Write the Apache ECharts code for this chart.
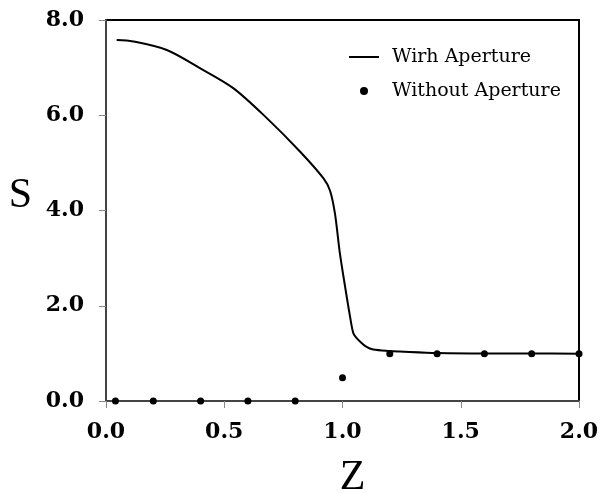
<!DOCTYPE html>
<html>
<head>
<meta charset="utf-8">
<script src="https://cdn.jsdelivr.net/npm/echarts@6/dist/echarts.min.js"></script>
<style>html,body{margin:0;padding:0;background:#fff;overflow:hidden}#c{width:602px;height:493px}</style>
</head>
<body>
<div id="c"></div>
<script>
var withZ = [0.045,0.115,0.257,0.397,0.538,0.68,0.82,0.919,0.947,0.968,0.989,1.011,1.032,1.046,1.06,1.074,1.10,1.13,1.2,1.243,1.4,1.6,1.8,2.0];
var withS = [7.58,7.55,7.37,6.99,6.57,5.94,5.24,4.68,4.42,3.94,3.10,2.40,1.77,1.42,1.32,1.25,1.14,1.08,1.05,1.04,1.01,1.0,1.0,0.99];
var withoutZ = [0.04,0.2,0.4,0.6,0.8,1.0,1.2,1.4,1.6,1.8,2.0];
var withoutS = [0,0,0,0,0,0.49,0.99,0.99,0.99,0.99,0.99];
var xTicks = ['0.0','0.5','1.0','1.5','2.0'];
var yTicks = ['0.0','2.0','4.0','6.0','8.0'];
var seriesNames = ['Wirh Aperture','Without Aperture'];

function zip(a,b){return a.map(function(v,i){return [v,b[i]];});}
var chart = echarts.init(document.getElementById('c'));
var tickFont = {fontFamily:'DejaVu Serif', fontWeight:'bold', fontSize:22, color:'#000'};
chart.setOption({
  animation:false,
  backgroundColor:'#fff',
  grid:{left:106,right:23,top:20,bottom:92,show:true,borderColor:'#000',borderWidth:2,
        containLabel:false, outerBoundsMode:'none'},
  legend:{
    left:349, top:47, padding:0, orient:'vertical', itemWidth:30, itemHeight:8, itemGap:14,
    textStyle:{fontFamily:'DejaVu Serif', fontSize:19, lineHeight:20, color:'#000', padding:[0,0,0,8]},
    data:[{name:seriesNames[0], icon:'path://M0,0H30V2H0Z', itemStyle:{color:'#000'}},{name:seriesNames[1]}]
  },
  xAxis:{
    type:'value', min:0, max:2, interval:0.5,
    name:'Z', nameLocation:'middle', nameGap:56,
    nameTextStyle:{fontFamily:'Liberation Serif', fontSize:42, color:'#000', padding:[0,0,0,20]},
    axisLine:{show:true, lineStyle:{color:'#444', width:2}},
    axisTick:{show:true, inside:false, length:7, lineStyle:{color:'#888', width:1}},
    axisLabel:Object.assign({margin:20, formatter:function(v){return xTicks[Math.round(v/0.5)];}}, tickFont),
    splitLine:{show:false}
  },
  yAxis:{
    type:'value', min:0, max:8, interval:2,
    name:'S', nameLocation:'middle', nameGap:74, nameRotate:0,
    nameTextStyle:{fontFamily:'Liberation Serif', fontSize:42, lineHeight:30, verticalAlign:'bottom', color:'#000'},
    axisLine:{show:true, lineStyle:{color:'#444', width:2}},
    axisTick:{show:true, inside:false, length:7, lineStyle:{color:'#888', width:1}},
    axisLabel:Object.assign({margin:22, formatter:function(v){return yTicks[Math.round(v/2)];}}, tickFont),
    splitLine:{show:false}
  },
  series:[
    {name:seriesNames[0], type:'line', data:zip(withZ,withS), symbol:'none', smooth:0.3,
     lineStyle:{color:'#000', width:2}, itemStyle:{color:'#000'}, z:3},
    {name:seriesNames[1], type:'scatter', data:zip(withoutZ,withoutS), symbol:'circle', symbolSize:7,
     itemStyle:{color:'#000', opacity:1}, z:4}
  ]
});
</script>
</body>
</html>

===============

Stated problem: Quote the data above in full and without alteration; skip the pictures.

Answer to this problem:
Write the Apache ECharts code for this chart.
<!DOCTYPE html>
<html>
<head>
<meta charset="utf-8">
<script src="https://cdn.jsdelivr.net/npm/echarts@6/dist/echarts.min.js"></script>
<style>html,body{margin:0;padding:0;background:#fff;overflow:hidden}#c{width:602px;height:493px}</style>
</head>
<body>
<div id="c"></div>
<script>
var withZ = [0.045,0.115,0.257,0.397,0.538,0.68,0.82,0.919,0.947,0.968,0.989,1.011,1.032,1.046,1.06,1.074,1.10,1.13,1.2,1.243,1.4,1.6,1.8,2.0];
var withS = [7.58,7.55,7.37,6.99,6.57,5.94,5.24,4.68,4.42,3.94,3.10,2.40,1.77,1.42,1.32,1.25,1.14,1.08,1.05,1.04,1.01,1.0,1.0,0.99];
var withoutZ = [0.04,0.2,0.4,0.6,0.8,1.0,1.2,1.4,1.6,1.8,2.0];
var withoutS = [0,0,0,0,0,0.49,0.99,0.99,0.99,0.99,0.99];
var xTicks = ['0.0','0.5','1.0','1.5','2.0'];
var yTicks = ['0.0','2.0','4.0','6.0','8.0'];
var seriesNames = ['Wirh Aperture','Without Aperture'];

function zip(a,b){return a.map(function(v,i){return [v,b[i]];});}
var chart = echarts.init(document.getElementById('c'));
var tickFont = {fontFamily:'DejaVu Serif', fontWeight:'bold', fontSize:22, color:'#000'};
chart.setOption({
  animation:false,
  backgroundColor:'#fff',
  grid:{left:106,right:23,top:20,bottom:92,show:true,borderColor:'#000',borderWidth:2,
        containLabel:false, outerBoundsMode:'none'},
  legend:{
    left:349, top:47, padding:0, orient:'vertical', itemWidth:30, itemHeight:8, itemGap:14,
    textStyle:{fontFamily:'DejaVu Serif', fontSize:19, lineHeight:20, color:'#000', padding:[0,0,0,8]},
    data:[{name:seriesNames[0], icon:'path://M0,0H30V2H0Z', itemStyle:{color:'#000'}},{name:seriesNames[1]}]
  },
  xAxis:{
    type:'value', min:0, max:2, interval:0.5,
    name:'Z', nameLocation:'middle', nameGap:56,
    nameTextStyle:{fontFamily:'Liberation Serif', fontSize:42, color:'#000', padding:[0,0,0,20]},
    axisLine:{show:true, lineStyle:{color:'#444', width:2}},
    axisTick:{show:true, inside:false, length:7, lineStyle:{color:'#888', width:1}},
    axisLabel:Object.assign({margin:20, formatter:function(v){return xTicks[Math.round(v/0.5)];}}, tickFont),
    splitLine:{show:false}
  },
  yAxis:{
    type:'value', min:0, max:8, interval:2,
    name:'S', nameLocation:'middle', nameGap:74, nameRotate:0,
    nameTextStyle:{fontFamily:'Liberation Serif', fontSize:42, lineHeight:30, verticalAlign:'bottom', color:'#000'},
    axisLine:{show:true, lineStyle:{color:'#444', width:2}},
    axisTick:{show:true, inside:false, length:7, lineStyle:{color:'#888', width:1}},
    axisLabel:Object.assign({margin:22, formatter:function(v){return yTicks[Math.round(v/2)];}}, tickFont),
    splitLine:{show:false}
  },
  series:[
    {name:seriesNames[0], type:'line', data:zip(withZ,withS), symbol:'none', smooth:0.3,
     lineStyle:{color:'#000', width:2}, itemStyle:{color:'#000'}, z:3},
    {name:seriesNames[1], type:'scatter', data:zip(withoutZ,withoutS), symbol:'circle', symbolSize:7,
     itemStyle:{color:'#000', opacity:1}, z:4}
  ]
});
</script>
</body>
</html>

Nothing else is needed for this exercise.